Since I spend my days in the bastion of left-wing sentiment that is a typical postgraduate humanities program, my perceptions may be more than a bit skewed, but it seems to me that plenty of Australians see the situation of Aboriginal peoples, the detention camps for illegal immigrants, and prejudice toward non-white Australians and immigrants as obvious problems. These might not be majority perspectives, but I don't think that they're held by so small a minority as to be dismissed out of hand.

So I'm more than a little bit skeptical of Has-Been's proposal that the Democrats look into the "baby bonus" that the Liberal Party has implemented, although Has-Been does at least couch it in terms of supporting families, rather than posing breeding as a "patriotic duty" as he quotes Peter Costello, a leader of the Liberal Party, as having said. That sort of attitude veers perilously close to raving racism, and given the anxiety in the US about non-white immigration into a society that has been predominantly white, I think that a "baby bonus" could easily be seen (or spun) as a eugenicist policy. The Democratic Party has enough problems without involving itself in that sort of morass.

(Wow. I was going to try to write some sort of conclusion to tie everything together, but that just doesn't seem like its going to be possible without dragging this on for pages. So maybe its best to stop now, before I get any more tangential. Or spin off into a rant about immigration anxiety. Or get any hungrier, because that will just lead to crankiness. Little did the lovely DamselFish know what she was letting everyone in for when she sent me those links!)

Just can't let it go: This story is still bugging me.
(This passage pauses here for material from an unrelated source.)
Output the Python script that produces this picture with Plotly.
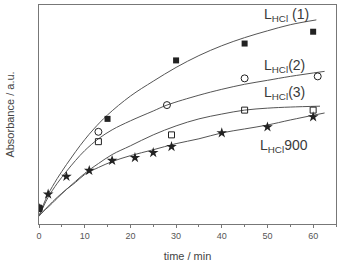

I've got some stuff on corporations and psychopathic behavior that I'd like to get to, but I keep turning these articles, and my response to them, over and over in my head. I guess I'm feeling like I've barely scratched the surface of the issues involved here: globalization, demographic shifts, migration -- all major issues that I barely understand, but find deeply intriguing. And I suppose that I'm also anxious that I'm painting very shallow picture of certain issues in Australian society. I'm no expert, to be sure, and it's maybe a little too easy to look at a situation here and say, "oh, that's like this in the States", rather than going to the effort of understanding it in its own context. Not to say that drawing those parallels is necessarily invalid, but it does run the risk of obscuring a more complete and locally relevant picture. I have a feeling I'll be coming back later to many of the topics that I've touched on here, because they deserve far more attention than I'm able to give them right now. So I shouldn't harsh on Has-Been too much for skimming over the surface of the issues when I haven't delved into them myself. There's just so much to talk about and so little time right now in which to do it.